**The exercise**
Check every line below for the word "seaborn" and copy the ones that have it.

**Data section**

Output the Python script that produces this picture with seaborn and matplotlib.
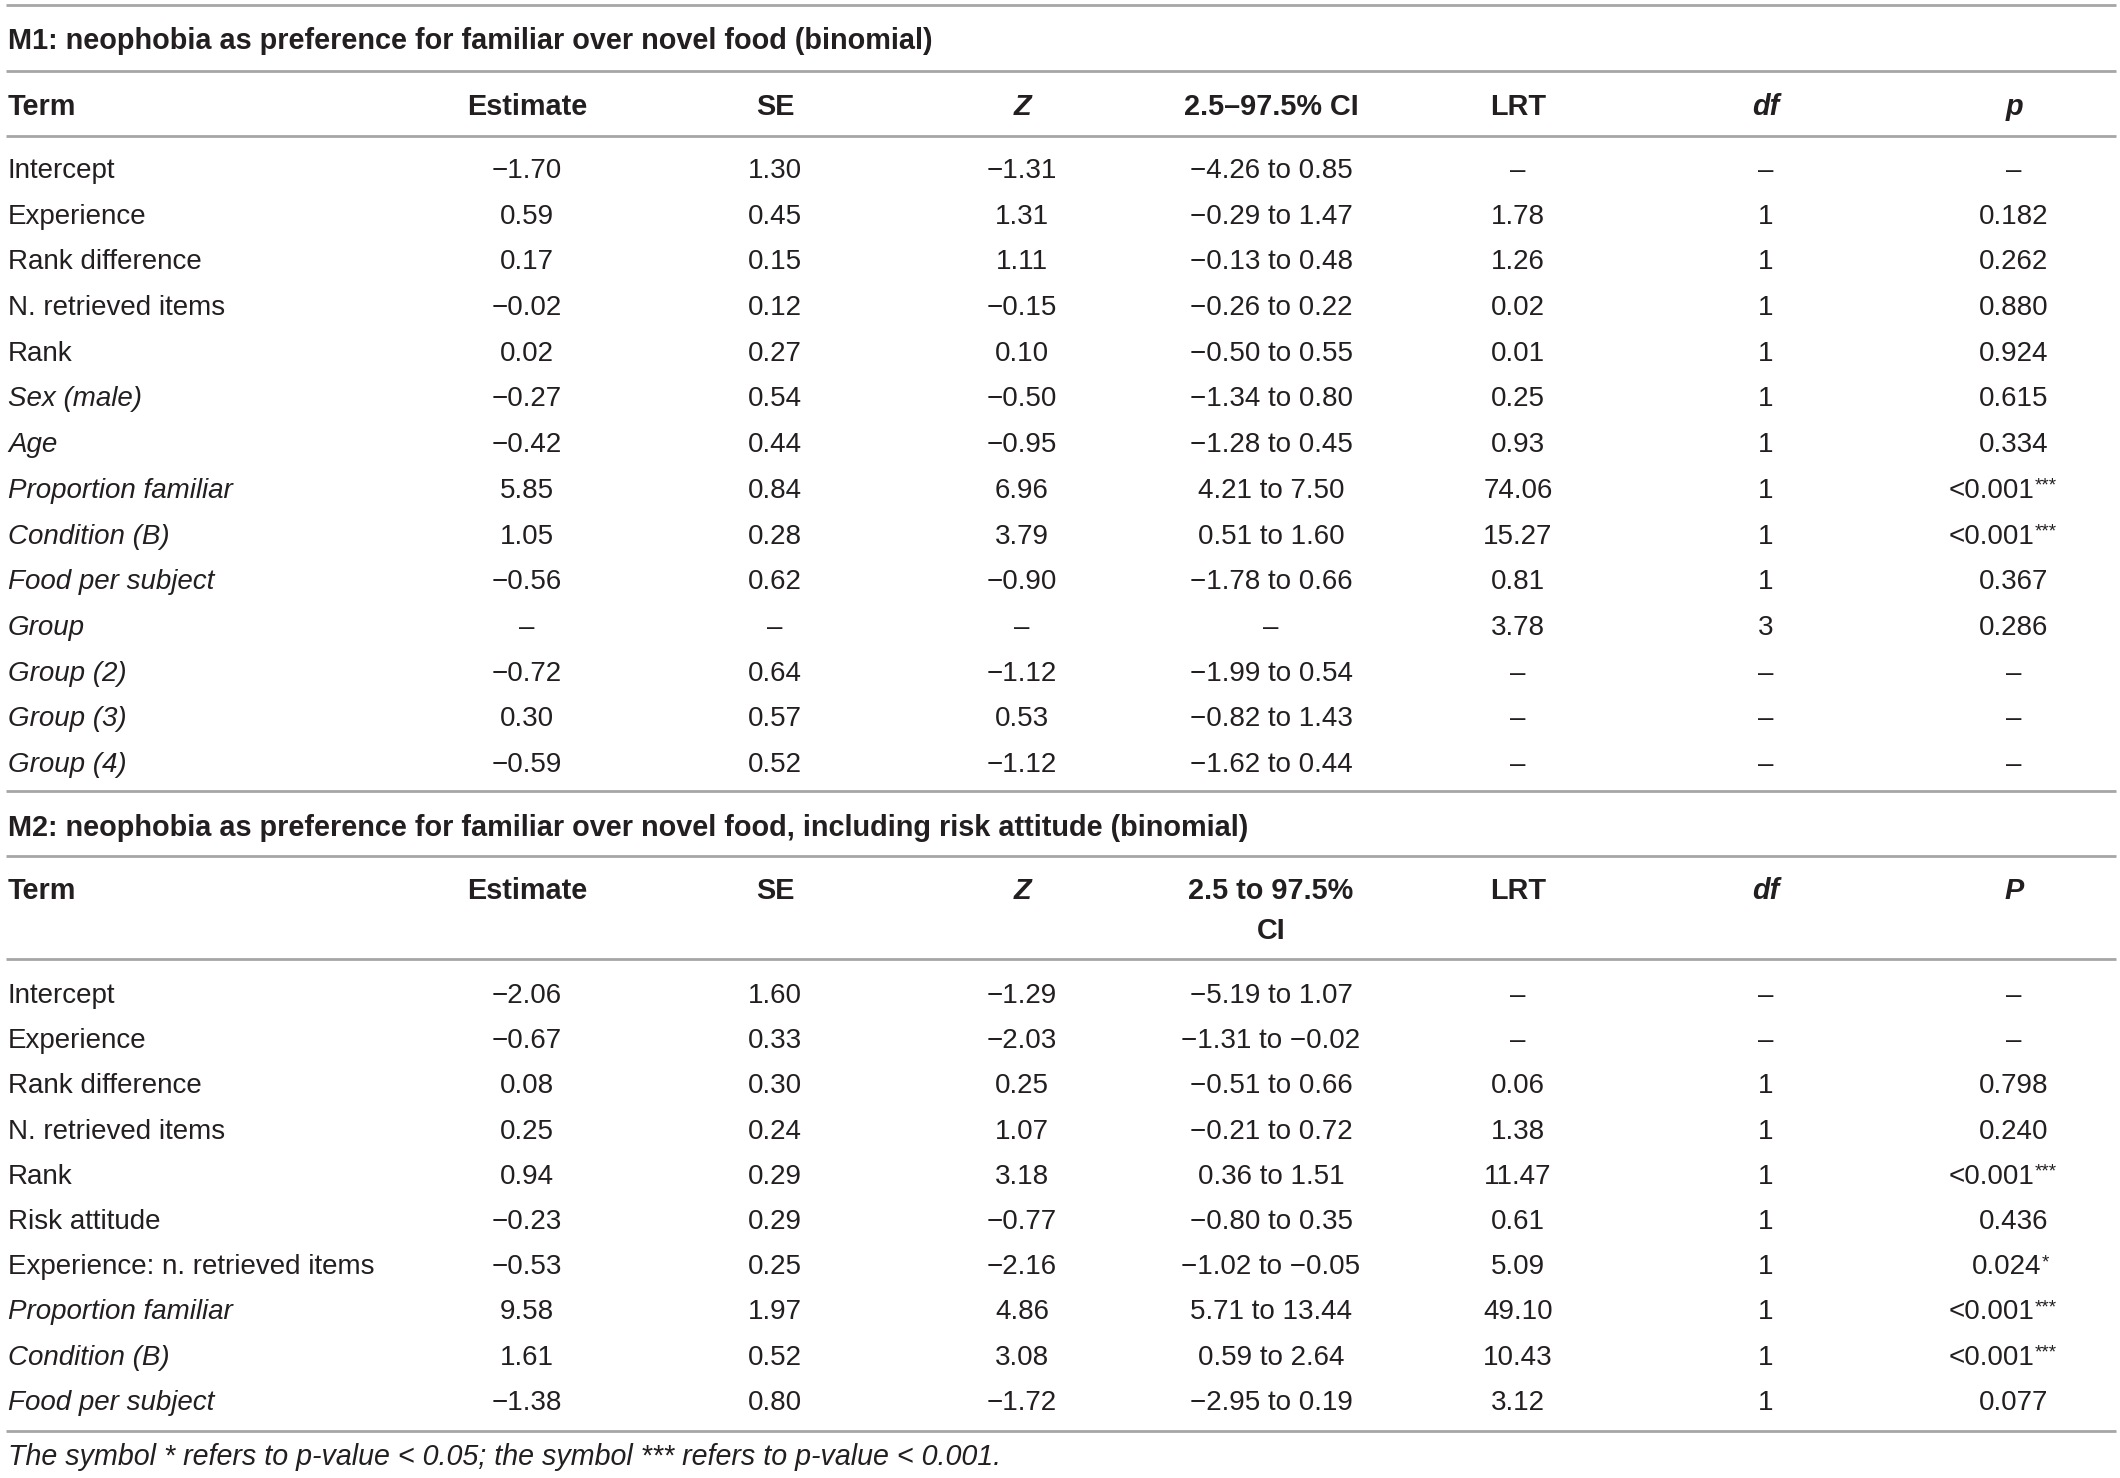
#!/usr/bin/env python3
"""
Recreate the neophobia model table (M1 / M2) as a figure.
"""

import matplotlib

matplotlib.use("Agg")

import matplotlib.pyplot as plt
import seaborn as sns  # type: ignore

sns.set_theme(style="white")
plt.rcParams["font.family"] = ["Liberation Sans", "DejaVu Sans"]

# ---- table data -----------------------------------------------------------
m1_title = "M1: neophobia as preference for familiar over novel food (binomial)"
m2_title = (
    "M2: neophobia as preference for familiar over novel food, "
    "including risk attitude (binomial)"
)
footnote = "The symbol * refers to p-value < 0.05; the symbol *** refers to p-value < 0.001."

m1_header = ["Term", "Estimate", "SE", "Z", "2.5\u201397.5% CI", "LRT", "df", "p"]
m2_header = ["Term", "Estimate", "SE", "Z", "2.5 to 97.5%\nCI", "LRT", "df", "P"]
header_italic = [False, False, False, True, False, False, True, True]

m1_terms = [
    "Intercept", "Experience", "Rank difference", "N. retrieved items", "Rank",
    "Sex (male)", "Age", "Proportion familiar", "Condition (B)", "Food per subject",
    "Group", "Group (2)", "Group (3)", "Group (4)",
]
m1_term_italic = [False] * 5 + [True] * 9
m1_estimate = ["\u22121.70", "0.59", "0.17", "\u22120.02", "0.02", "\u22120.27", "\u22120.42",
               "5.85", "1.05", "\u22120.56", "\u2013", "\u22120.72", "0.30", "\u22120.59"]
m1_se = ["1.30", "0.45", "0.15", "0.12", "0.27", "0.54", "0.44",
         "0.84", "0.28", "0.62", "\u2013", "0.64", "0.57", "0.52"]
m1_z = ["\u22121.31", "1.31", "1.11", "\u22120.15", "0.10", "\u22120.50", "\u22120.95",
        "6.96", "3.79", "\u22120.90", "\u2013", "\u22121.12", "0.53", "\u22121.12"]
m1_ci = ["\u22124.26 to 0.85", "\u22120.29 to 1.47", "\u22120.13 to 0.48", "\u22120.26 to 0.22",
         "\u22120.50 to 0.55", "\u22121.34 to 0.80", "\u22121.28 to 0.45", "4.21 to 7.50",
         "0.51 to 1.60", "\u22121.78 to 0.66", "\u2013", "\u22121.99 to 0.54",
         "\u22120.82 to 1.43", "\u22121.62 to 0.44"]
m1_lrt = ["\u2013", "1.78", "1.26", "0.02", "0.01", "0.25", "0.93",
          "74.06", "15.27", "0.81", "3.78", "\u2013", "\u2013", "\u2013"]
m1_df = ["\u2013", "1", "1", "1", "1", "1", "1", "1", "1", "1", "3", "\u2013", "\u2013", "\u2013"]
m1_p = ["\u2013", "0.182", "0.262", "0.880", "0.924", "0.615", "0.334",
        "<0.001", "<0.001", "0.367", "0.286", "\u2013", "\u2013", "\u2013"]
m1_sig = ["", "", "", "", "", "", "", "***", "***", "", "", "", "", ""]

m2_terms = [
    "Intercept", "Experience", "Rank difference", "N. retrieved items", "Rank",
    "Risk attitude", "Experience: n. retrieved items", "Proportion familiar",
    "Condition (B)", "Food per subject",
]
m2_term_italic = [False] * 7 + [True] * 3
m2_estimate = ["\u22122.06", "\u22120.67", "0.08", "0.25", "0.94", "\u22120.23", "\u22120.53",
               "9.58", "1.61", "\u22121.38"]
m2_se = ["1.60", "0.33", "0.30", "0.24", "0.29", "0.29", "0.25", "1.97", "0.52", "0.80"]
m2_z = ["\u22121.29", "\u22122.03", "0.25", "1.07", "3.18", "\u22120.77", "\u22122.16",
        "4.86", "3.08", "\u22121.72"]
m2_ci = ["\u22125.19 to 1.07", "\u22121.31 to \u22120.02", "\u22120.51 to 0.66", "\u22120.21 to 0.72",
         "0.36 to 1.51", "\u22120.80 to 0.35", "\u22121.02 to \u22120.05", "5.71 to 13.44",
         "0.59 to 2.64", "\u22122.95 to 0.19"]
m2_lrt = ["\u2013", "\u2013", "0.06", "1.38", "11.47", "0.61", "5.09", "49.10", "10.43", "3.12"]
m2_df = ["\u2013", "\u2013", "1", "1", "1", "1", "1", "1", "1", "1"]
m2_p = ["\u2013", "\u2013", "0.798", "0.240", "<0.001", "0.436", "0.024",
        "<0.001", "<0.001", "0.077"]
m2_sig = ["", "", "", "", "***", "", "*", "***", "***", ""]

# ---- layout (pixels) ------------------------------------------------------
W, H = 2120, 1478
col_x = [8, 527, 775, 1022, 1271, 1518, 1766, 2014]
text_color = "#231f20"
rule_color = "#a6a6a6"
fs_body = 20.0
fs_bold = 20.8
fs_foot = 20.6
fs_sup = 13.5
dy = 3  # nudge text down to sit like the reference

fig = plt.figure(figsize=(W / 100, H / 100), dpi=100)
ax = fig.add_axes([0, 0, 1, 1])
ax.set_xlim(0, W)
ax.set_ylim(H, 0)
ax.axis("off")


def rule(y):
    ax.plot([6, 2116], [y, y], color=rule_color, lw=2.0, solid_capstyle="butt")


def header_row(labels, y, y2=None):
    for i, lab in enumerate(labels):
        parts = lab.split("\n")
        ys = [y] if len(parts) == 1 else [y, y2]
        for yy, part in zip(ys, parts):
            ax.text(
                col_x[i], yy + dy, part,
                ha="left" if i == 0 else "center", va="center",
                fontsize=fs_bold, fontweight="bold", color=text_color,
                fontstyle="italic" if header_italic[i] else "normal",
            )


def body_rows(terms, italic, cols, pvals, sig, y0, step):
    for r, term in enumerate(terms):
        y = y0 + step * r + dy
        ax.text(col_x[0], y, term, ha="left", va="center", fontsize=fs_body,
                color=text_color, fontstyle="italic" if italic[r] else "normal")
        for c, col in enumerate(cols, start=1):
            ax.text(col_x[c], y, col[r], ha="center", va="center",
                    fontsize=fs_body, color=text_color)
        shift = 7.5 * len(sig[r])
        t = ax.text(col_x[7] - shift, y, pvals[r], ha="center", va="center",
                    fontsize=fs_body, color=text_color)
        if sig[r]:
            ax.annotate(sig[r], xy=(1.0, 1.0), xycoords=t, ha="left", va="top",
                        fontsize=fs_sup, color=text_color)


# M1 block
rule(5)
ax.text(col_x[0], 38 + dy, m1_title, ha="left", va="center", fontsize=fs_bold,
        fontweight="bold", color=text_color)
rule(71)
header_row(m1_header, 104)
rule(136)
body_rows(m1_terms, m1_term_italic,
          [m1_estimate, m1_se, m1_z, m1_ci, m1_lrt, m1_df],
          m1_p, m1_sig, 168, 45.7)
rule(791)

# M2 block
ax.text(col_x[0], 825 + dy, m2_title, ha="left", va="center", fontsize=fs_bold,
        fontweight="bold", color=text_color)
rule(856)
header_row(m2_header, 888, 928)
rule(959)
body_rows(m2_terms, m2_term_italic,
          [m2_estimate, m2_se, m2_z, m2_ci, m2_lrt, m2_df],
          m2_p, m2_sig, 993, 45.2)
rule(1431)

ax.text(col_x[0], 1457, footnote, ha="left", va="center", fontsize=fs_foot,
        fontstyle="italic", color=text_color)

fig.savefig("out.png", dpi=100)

**Completed task**
Output the Python script that produces this picture with seaborn and matplotlib.
import seaborn as sns  # type: ignore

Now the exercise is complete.